LA Mayor Bass taps real estate executive for major position
Rachel Freeman moves from Tejon Ranch Company to economic development job
During her successful election campaign, L.A. Mayor Karen Bass emphasized the city’s notoriously slow entitlement process as a hindrance to solving the city’s homelessness and affordable housing crisis.
Now she has appointed a major commercial development player to one of the city’s top posts, naming Rachel Freeman, a senior executive at the Tejon Ranch Company, as the administration’s deputy mayor for business and economic development.
It’s unclear if Bass tapped Freeman, who oversaw development at the Lebec, California-based firm, specifically because of her land use and entitlement experience. The Bass administration did not respond to an interview request, and in a press release the mayor offered only vague platitudes, saying “the success of our business community is key to the success of our city.”
But the appointment, one of the most important in the administration, sends a clear signal that Bass is open to engaging the help of real estate veterans even as many industry players — particularly landlords and luxury brokers — continue railing against city political leaders over issues including a prolonged eviction moratorium and the impending implementation of a major transfer tax.

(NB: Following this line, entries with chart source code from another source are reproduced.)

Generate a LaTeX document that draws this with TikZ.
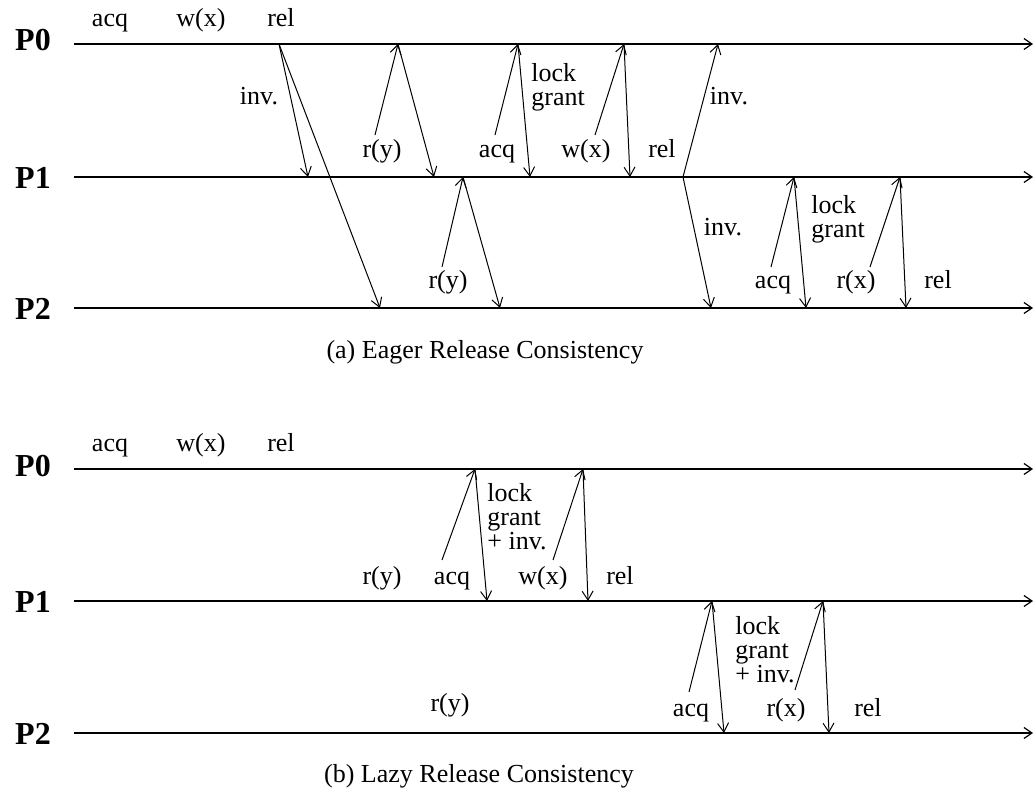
\documentclass[tikz,border=0pt]{standalone}
\usepackage{fontspec}
\setmainfont{Liberation Serif}
\usetikzlibrary{arrows.meta}

\begin{document}
\begin{tikzpicture}[
          x=0.5pt, y=-0.5pt,
          every node/.style={font=\fontsize{13}{12}\selectfont, inner sep=0pt},
          proc/.style={font=\fontsize{16}{16}\selectfont\bfseries},
          lbl/.style={anchor=base},
          note/.style={anchor=west, align=left},
          tline/.style={-{Straight Barb[length=4pt,width=5.5pt]}, line width=0.6pt},
          msg/.style={-{Straight Barb[length=4.5pt,width=5.5pt]}, line width=0.5pt}
      ]
        \useasboundingbox (0,0) rectangle (1034,790);

        % (a) eager
        \node[proc] (ap0) at (33,40) {P0};
        \node[proc] (ap1) at (33,178) {P1};
        \node[proc] (ap2) at (33,309) {P2};
        \coordinate (ap0s) at (74,44);   \coordinate (ap0e) at (1033,44);
        \coordinate (ap1s) at (74,177);  \coordinate (ap1e) at (1033,177);
        \coordinate (ap2s) at (74,308);  \coordinate (ap2e) at (1033,308);
        \draw[tline] (ap0s) -- (ap0e);
        \draw[tline] (ap1s) -- (ap1e);
        \draw[tline] (ap2s) -- (ap2e);

        \node[lbl] (aacq0) at (110,27) {acq};
        \node[lbl] (awx0) at (201,27) {w(x)};
        \node[lbl] (arel0) at (281,27) {rel};

        \coordinate (arel) at (279,44);
        \coordinate (ainv1) at (308,177);
        \coordinate (ainv2) at (380,308);
        \draw[msg] (arel) -- (ainv1);
        \draw[msg] (arel) -- (ainv2);
        \node[lbl] (ainvl) at (259,105) {inv.};

        \coordinate (ary1t) at (375,135);
        \coordinate (ary1m) at (398,44);
        \coordinate (ary1e) at (434,177);
        \draw[msg] (ary1t) -- (ary1m);
        \draw[msg] (ary1m) -- (ary1e);
        \node[lbl] (ary1) at (382,158) {r(y)};

        \coordinate (ary2t) at (442,267);
        \coordinate (ary2m) at (463,177);
        \coordinate (ary2e) at (500,308);
        \draw[msg] (ary2t) -- (ary2m);
        \draw[msg] (ary2m) -- (ary2e);
        \node[lbl] (ary2) at (448,289) {r(y)};

        \coordinate (aacq1t) at (495,135);
        \coordinate (aacq1m) at (518,44);
        \coordinate (aacq1e) at (530,177);
        \draw[msg] (aacq1t) -- (aacq1m);
        \draw[msg] (aacq1m) -- (aacq1e);
        \node[lbl] (aacq1) at (497,158) {acq};
        \node[note] (agrant1) at (531,87) {lock\\grant};

        \coordinate (awx1t) at (595,135);
        \coordinate (awx1m) at (624,44);
        \coordinate (awx1e) at (630,177);
        \draw[msg] (awx1t) -- (awx1m);
        \draw[msg] (awx1m) -- (awx1e);
        \node[lbl] (awx1) at (586,158) {w(x)};
        \node[lbl] (arel1) at (662,158) {rel};

        \coordinate (arel1p) at (683,177);
        \coordinate (ainv3) at (718,44);
        \coordinate (ainv4) at (711,308);
        \draw[msg] (arel1p) -- (ainv3);
        \draw[msg] (arel1p) -- (ainv4);
        \node[lbl] (ainvl3) at (729,105) {inv.};
        \node[lbl] (ainvl4) at (723,236) {inv.};

        \coordinate (aacq2t) at (771,267);
        \coordinate (aacq2m) at (794,177);
        \coordinate (aacq2e) at (806,308);
        \draw[msg] (aacq2t) -- (aacq2m);
        \draw[msg] (aacq2m) -- (aacq2e);
        \node[lbl] (aacq2) at (773,289) {acq};
        \node[note] (agrant2) at (811,219) {lock\\grant};

        \coordinate (arx2t) at (870,267);
        \coordinate (arx2m) at (900,177);
        \coordinate (arx2e) at (906,308);
        \draw[msg] (arx2t) -- (arx2m);
        \draw[msg] (arx2m) -- (arx2e);
        \node[lbl] (arx2) at (856,289) {r(x)};
        \node[lbl] (arel2) at (938,289) {rel};

        \node[lbl] (acap) at (485,359) {(a) Eager Release Consistency};

        % (b) lazy
        \node[proc] (bp0) at (33,466) {P0};
        \node[proc] (bp1) at (33,602) {P1};
        \node[proc] (bp2) at (33,734) {P2};
        \coordinate (bp0s) at (74,469);  \coordinate (bp0e) at (1033,469);
        \coordinate (bp1s) at (74,601);  \coordinate (bp1e) at (1033,601);
        \coordinate (bp2s) at (74,733);  \coordinate (bp2e) at (1033,733);
        \draw[tline] (bp0s) -- (bp0e);
        \draw[tline] (bp1s) -- (bp1e);
        \draw[tline] (bp2s) -- (bp2e);

        \node[lbl] (bacq0) at (110,452) {acq};
        \node[lbl] (bwx0) at (201,452) {w(x)};
        \node[lbl] (brel0) at (281,452) {rel};

        \node[lbl] (bry1) at (382,585) {r(y)};
        \coordinate (bacq1t) at (442,560);
        \coordinate (bacq1m) at (475,469);
        \coordinate (bacq1e) at (487,601);
        \draw[msg] (bacq1t) -- (bacq1m);
        \draw[msg] (bacq1m) -- (bacq1e);
        \node[lbl] (bacq1) at (452,585) {acq};
        \node[note] (bgrant1) at (487,517) {lock\\grant\\+ inv.};

        \coordinate (bwx1t) at (553,560);
        \coordinate (bwx1m) at (583,469);
        \coordinate (bwx1e) at (588,601);
        \draw[msg] (bwx1t) -- (bwx1m);
        \draw[msg] (bwx1m) -- (bwx1e);
        \node[lbl] (bwx1) at (543,585) {w(x)};
        \node[lbl] (brel1) at (620,585) {rel};

        \node[lbl] (bry2) at (450,712) {r(y)};
        \coordinate (bacq2t) at (689,692);
        \coordinate (bacq2m) at (712,601);
        \coordinate (bacq2e) at (724,733);
        \draw[msg] (bacq2t) -- (bacq2m);
        \draw[msg] (bacq2m) -- (bacq2e);
        \node[lbl] (bacq2) at (691,717) {acq};
        \node[note] (bgrant2) at (735,650) {lock\\grant\\+ inv.};

        \coordinate (brx2t) at (795,690);
        \coordinate (brx2m) at (823,601);
        \coordinate (brx2e) at (829,733);
        \draw[msg] (brx2t) -- (brx2m);
        \draw[msg] (brx2m) -- (brx2e);
        \node[lbl] (brx2) at (786,717) {r(x)};
        \node[lbl] (brel2) at (868,717) {rel};

        \node[lbl] (bcap) at (479,783) {(b) Lazy Release Consistency};
      \end{tikzpicture}
\end{document}
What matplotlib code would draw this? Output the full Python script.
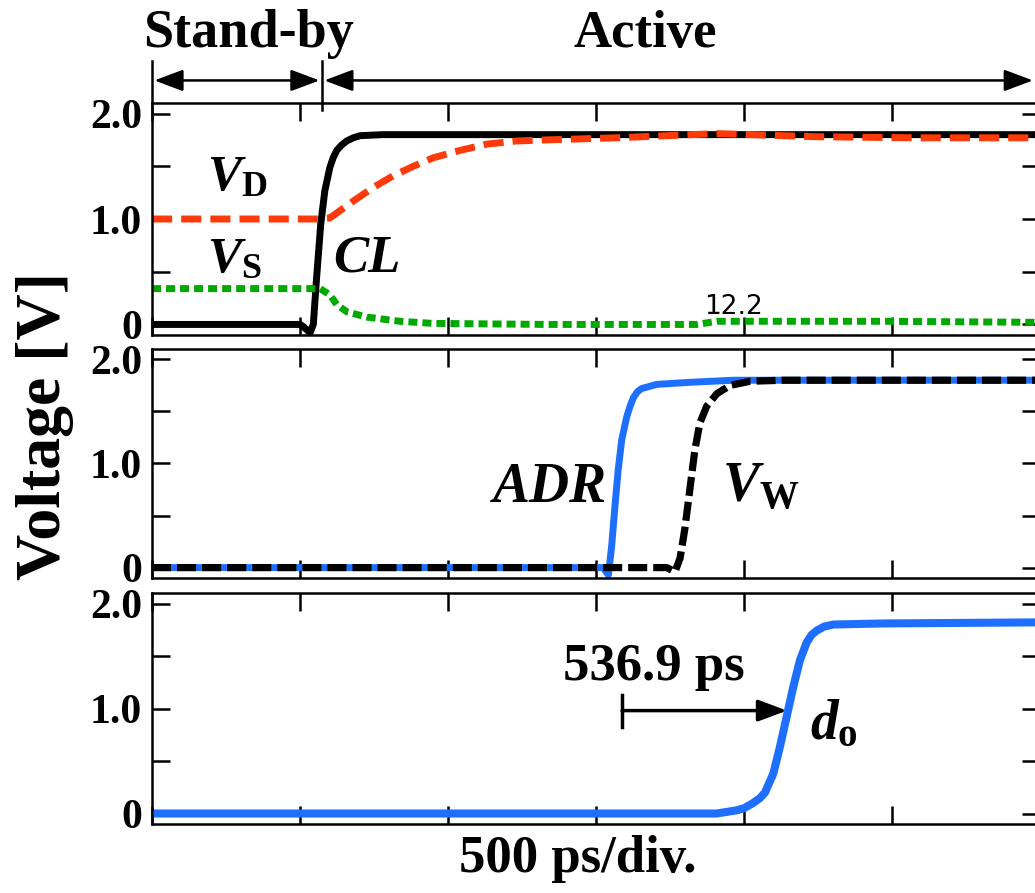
import matplotlib
matplotlib.use("Agg")
import matplotlib.pyplot as plt

plt.rcParams['font.family'] = ['Liberation Serif', 'DejaVu Sans']
plt.rcParams['font.weight'] = 'bold'
plt.rcParams['mathtext.fontset'] = 'custom'
plt.rcParams['mathtext.it'] = 'Liberation Serif:italic:bold'
plt.rcParams['mathtext.rm'] = 'Liberation Serif:bold'
plt.rcParams['mathtext.bf'] = 'Liberation Serif:bold'

# time in ps, voltage in V
cl_t = [0, 500, 511, 534, 545, 556, 570, 584, 601, 612, 624, 640, 658, 680, 703, 780, 3000]
cl_v = [0.0, 0.0, -0.02, -0.08, 0.0, 0.44, 0.95, 1.27, 1.49, 1.58, 1.65, 1.70, 1.74, 1.77, 1.79, 1.80, 1.80]

vd_t = [0, 560, 601, 680, 748, 815, 883, 950, 1040, 1131, 1232, 1333, 1570, 1908, 2020, 2246, 2584, 3000]
vd_v = [1.0, 1.0, 1.01, 1.17, 1.30, 1.41, 1.50, 1.58, 1.65, 1.71, 1.74, 1.75, 1.77, 1.81, 1.80, 1.78, 1.77, 1.77]

vs_t = [0, 568, 601, 624, 658, 725, 838, 950, 1344, 1840, 1908, 2020, 2470, 3000]
vs_v = [0.34, 0.34, 0.28, 0.19, 0.12, 0.07, 0.03, 0.01, 0.0, 0.0, 0.03, 0.03, 0.03, 0.02]

adr_t = [0, 1524, 1542, 1553, 1564, 1575, 1587, 1604, 1615, 1626, 1640, 1654, 1705, 1817, 1964, 3000]
adr_v = [0.0, 0.0, -0.07, 0.21, 0.59, 0.94, 1.23, 1.45, 1.55, 1.63, 1.69, 1.72, 1.76, 1.78, 1.80, 1.80]

vw_t = [0, 1739, 1767, 1784, 1800, 1817, 1834, 1851, 1874, 1908, 1953, 2020, 2132, 3000]
vw_v = [0.0, 0.0, -0.04, 0.09, 0.37, 0.75, 1.13, 1.39, 1.55, 1.67, 1.75, 1.79, 1.80, 1.80]

do_t = [0, 1908, 1975, 2000, 2031, 2055, 2071, 2099, 2121, 2144, 2166, 2189, 2212, 2228, 2245, 2270, 2302, 2470, 2977, 3000]
do_v = [0.0, 0.0, 0.03, 0.05, 0.10, 0.15, 0.20, 0.38, 0.63, 0.92, 1.20, 1.46, 1.63, 1.70, 1.74, 1.78, 1.80, 1.81, 1.82, 1.82]

y_ticks = [0, 1, 2]
y_tick_labels = ['0', '1.0', '2.0']
x_ticks = [0, 500, 1000, 1500, 2000, 2500, 3000]

RED = '#ff3a0a'
GREEN = '#00a800'
BLUE = '#1f6fff'

fig = plt.figure(figsize=(10.35, 8.93), dpi=100)
W, H = 1035.0, 893.0
left = 152 / W
width = (1040 - 152) / W


def make_axes(top_px, bottom_px):
    ax = fig.add_axes([left, 1 - bottom_px / H, width, (bottom_px - top_px) / H])
    ax.set_xlim(0, 3000)
    ax.set_ylim(-0.1, 2.1)
    ax.set_xticks(x_ticks)
    ax.set_xticklabels([])
    ax.set_yticks(y_ticks)
    ax.set_yticklabels(y_tick_labels, fontsize=30, fontweight='bold')
    ax.set_yticks([0.5, 1.5], minor=True)
    ax.tick_params(which='both', direction='in', length=13, width=1.8,
                   top=True, right=True, pad=7)
    for s in ax.spines.values():
        s.set_linewidth(1.8)
    return ax


ax1 = make_axes(103, 335)
ax2 = make_axes(349, 578)
ax3 = make_axes(593, 824)

# panel 1
ax1.plot(cl_t, cl_v, color='black', lw=5.0, solid_joinstyle='round')
ax1.plot(vd_t, vd_v, color=RED, lw=5.0, linestyle=(0, (2.9, 1.3)))
ax1.plot(vs_t, vs_v, color=GREEN, lw=5.0, linestyle=(0, (1.3, 0.72)))
ax1.text(186, 1.27, r'$V_{\mathrm{D}}$', fontsize=37, ha='left', va='baseline')
ax1.text(186, 0.50, r'$V_{\mathrm{S}}$', fontsize=37, ha='left', va='baseline')
ax1.text(611, 0.50, 'CL', fontsize=38, style='italic', ha='left', va='baseline')
ax1.text(1963, 0.095, '12.2', fontsize=19, family='DejaVu Sans', fontweight='normal',
         ha='center', va='baseline')

# panel 2
ax2.plot(adr_t, adr_v, color=BLUE, lw=5.0, solid_joinstyle='round')
ax2.plot(vw_t, vw_v, color='black', lw=5.2, linestyle=(0, (2.64, 0.83)))
ax2.text(1152, 0.63, 'ADR', fontsize=40, style='italic', ha='left', va='baseline')
ax2.text(1925, 0.63, r'$V_{\mathrm{W}}$', fontsize=40, ha='left', va='baseline')

# panel 3
ax3.plot(do_t, do_v, color=BLUE, lw=5.8, solid_joinstyle='round')
ax3.text(2223, 0.71, r'$d_{\mathrm{o}}$', fontsize=40, ha='left', va='baseline')
ax3.text(1388, 1.27, '536.9 ps', fontsize=38, ha='left', va='baseline')
ax3.plot([1588, 1588], [0.82, 1.13], color='black', lw=2.5)
ax3.annotate('', xy=(2145, 0.98), xytext=(1588, 0.98),
             arrowprops=dict(arrowstyle='-|>,head_length=0.8,head_width=0.3',
                             mutation_scale=22, lw=2.5, color='black',
                             shrinkA=0, shrinkB=0))

# stand-by / active markers above the top panel
for xb, yb in [(0, 2.105), (574, 2.03)]:
    ax1.plot([xb, xb], [yb, 2.5], color='black', lw=1.8, clip_on=False)
arrow_kw = dict(arrowstyle='<|-|>,head_length=0.8,head_width=0.3',
                mutation_scale=22, lw=1.8, color='black', shrinkA=0, shrinkB=0)
ax1.annotate('', xy=(8, 2.314), xytext=(566, 2.314), arrowprops=arrow_kw,
             annotation_clip=False)
ax1.annotate('', xy=(582, 2.314), xytext=(2976, 2.314), arrowprops=arrow_kw,
             annotation_clip=False)

fig.text(248 / W, 1 - 47 / H, 'Stand-by', fontsize=39, ha='center', va='baseline')
fig.text(645 / W, 1 - 47 / H, 'Active', fontsize=38, ha='center', va='baseline')
fig.text(578 / W, 1 - 872 / H, '500 ps/div.', fontsize=38, ha='center', va='baseline')
fig.text(45 / W, 1 - 426 / H, 'Voltage [V]', fontsize=46, rotation=90,
         ha='center', va='center')

fig.savefig('out.png', dpi=100)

“The real issue is that this was not thought out by rational businesspeople, and it defies common sense and basic logic,” luxury broker Stephen Shapiro wrote in an email last fall, referring to Measure ULA, the new tax on property deals above $5 million that’s set to take effect in April. “Let’s call it the ‘Let’s get the rich movement.’”
In her new post Freeman, who has worked in real estate for the better part of two decades, will act as the mayor’s top business and economic official and oversee land use, tourism and other sectors.
Freeman joined the Tejon Ranch Company in May 2021, just weeks after an L.A. County judge had blocked construction of the firm’s signature project: a 12,000-acre, 19,000-home planned community in northern L.A. County, on environmental grounds. Later that year, after it extended a carbon-neutral promise, the company reached an agreement with an environmental group, which ended a decades-long development battle and allowed Tejon Ranch to proceed. The firm says its “sustainably crafted mixed-use master planned community” will be built over approximately 20 years.
The project, called Centennial at Tejon Ranch, was approved by the L.A. County Board of Supervisors in 2019.
Freeman previously had a top development job at the SoCal firm Capri Retail Services and senior real estate roles at Sears Canada and the Hudson’s Bay Company.
The Tejon Ranch Company did not respond to an interview request.